Stated goal:
Pictures do not belong in the copy. Return all of the entries exactly.

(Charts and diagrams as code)
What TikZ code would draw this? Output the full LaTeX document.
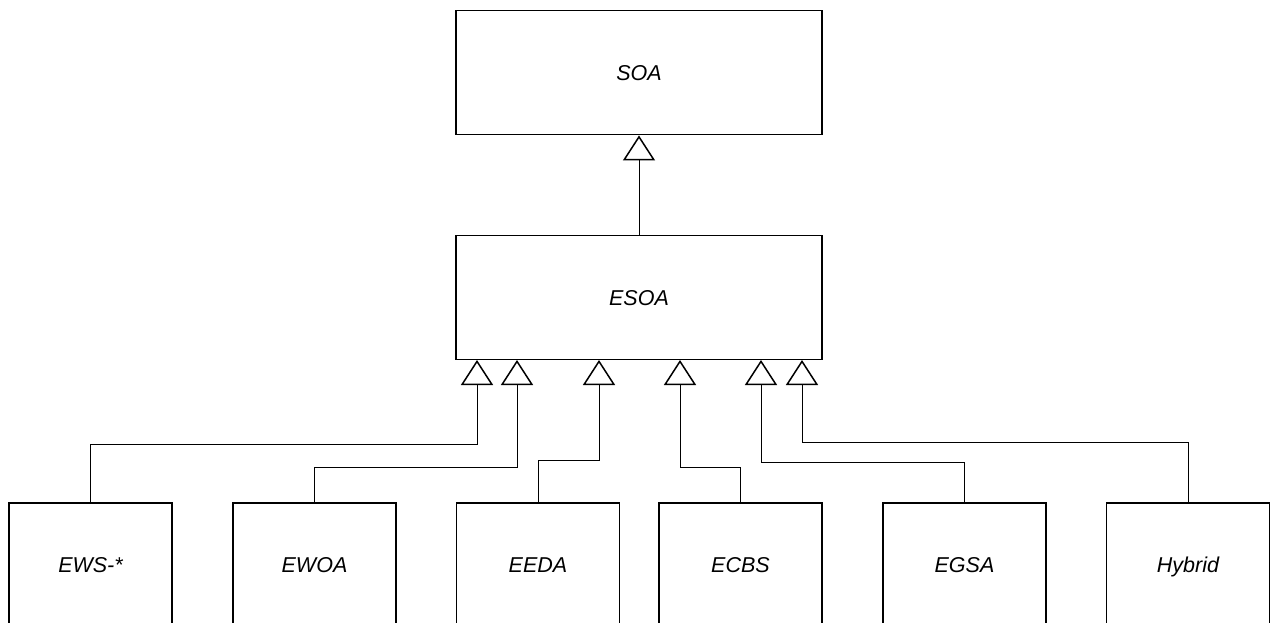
\documentclass[tikz,border=0pt]{standalone}
\usepackage{fontspec}
\setmainfont{Liberation Sans}
\usetikzlibrary{arrows.meta}
\begin{document}
\begin{tikzpicture}[x=1pt,y=-1pt,
  cls/.style={draw, line width=1.9pt, minimum width=366pt, minimum height=124pt,
    inner sep=0pt, text height=15.5pt, text depth=0pt,
    font=\fontsize{21.5}{26}\selectfont\itshape},
  sub/.style={cls, minimum width=163pt},
  inh/.style={line width=0.9pt,
    -{Triangle[open, width=32pt, length=25pt, line width=1.5pt]}}]
\useasboundingbox (0,0) rectangle (1275,623);
\clip (0,0) rectangle (1275,623);

% abstract architectures
\node[cls] (soa)  at (639,72.5)  {SOA};
\node[cls] (esoa) at (639,297.5) {ESOA};

% concrete enterprise styles
\node[sub] (ews)    at (90.5,565)  {EWS-*};
\node[sub] (ewoa)   at (314.5,565) {EWOA};
\node[sub] (eeda)   at (538,565)   {EEDA};
\node[sub] (ecbs)   at (740.5,565) {ECBS};
\node[sub] (egsa)   at (964.5,565) {EGSA};
\node[sub] (hybrid) at (1188,565)  {Hybrid};

% attachment points on the lower edge of ESOA
\coordinate (a1) at (477,360);
\coordinate (a2) at (517,360);
\coordinate (a3) at (599,360);
\coordinate (a4) at (680,360);
\coordinate (a5) at (761,360);
\coordinate (a6) at (802,360);

% generalisation links
\draw[inh] (esoa.north) -- (soa.south);
\draw[inh] (ews.north)    |- (a1 |- 0,444) -- (a1);
\draw[inh] (ewoa.north)   |- (a2 |- 0,467) -- (a2);
\draw[inh] (eeda.north)   |- (a3 |- 0,460) -- (a3);
\draw[inh] (ecbs.north)   |- (a4 |- 0,467) -- (a4);
\draw[inh] (egsa.north)   |- (a5 |- 0,462) -- (a5);
\draw[inh] (hybrid.north) |- (a6 |- 0,442) -- (a6);
\end{tikzpicture}
\end{document}
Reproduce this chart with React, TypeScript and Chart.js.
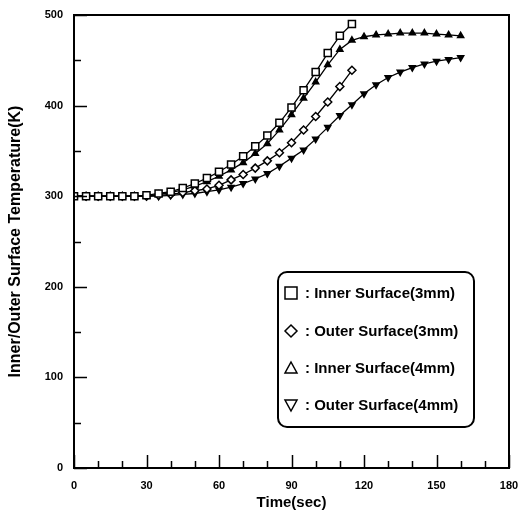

Output of the exercise:
What TikZ code would draw this? Output the full LaTeX document.
\documentclass[tikz,border=0pt]{standalone}
\usepackage{fontspec}
\setmainfont{Liberation Sans}
\usetikzlibrary{arrows.meta}
\begin{document}
\begin{tikzpicture}[x=1pt,y=-1pt,
  cls/.style={draw, line width=1.9pt, minimum width=366pt, minimum height=124pt,
    inner sep=0pt, text height=15.5pt, text depth=0pt,
    font=\fontsize{21.5}{26}\selectfont\itshape},
  sub/.style={cls, minimum width=163pt},
  inh/.style={line width=0.9pt,
    -{Triangle[open, width=32pt, length=25pt, line width=1.5pt]}}]
\useasboundingbox (0,0) rectangle (1275,623);
\clip (0,0) rectangle (1275,623);

% abstract architectures
\node[cls] (soa)  at (639,72.5)  {SOA};
\node[cls] (esoa) at (639,297.5) {ESOA};

% concrete enterprise styles
\node[sub] (ews)    at (90.5,565)  {EWS-*};
\node[sub] (ewoa)   at (314.5,565) {EWOA};
\node[sub] (eeda)   at (538,565)   {EEDA};
\node[sub] (ecbs)   at (740.5,565) {ECBS};
\node[sub] (egsa)   at (964.5,565) {EGSA};
\node[sub] (hybrid) at (1188,565)  {Hybrid};

% attachment points on the lower edge of ESOA
\coordinate (a1) at (477,360);
\coordinate (a2) at (517,360);
\coordinate (a3) at (599,360);
\coordinate (a4) at (680,360);
\coordinate (a5) at (761,360);
\coordinate (a6) at (802,360);

% generalisation links
\draw[inh] (esoa.north) -- (soa.south);
\draw[inh] (ews.north)    |- (a1 |- 0,444) -- (a1);
\draw[inh] (ewoa.north)   |- (a2 |- 0,467) -- (a2);
\draw[inh] (eeda.north)   |- (a3 |- 0,460) -- (a3);
\draw[inh] (ecbs.north)   |- (a4 |- 0,467) -- (a4);
\draw[inh] (egsa.north)   |- (a5 |- 0,462) -- (a5);
\draw[inh] (hybrid.north) |- (a6 |- 0,442) -- (a6);
\end{tikzpicture}
\end{document}
Reproduce this chart with React, TypeScript and Chart.js.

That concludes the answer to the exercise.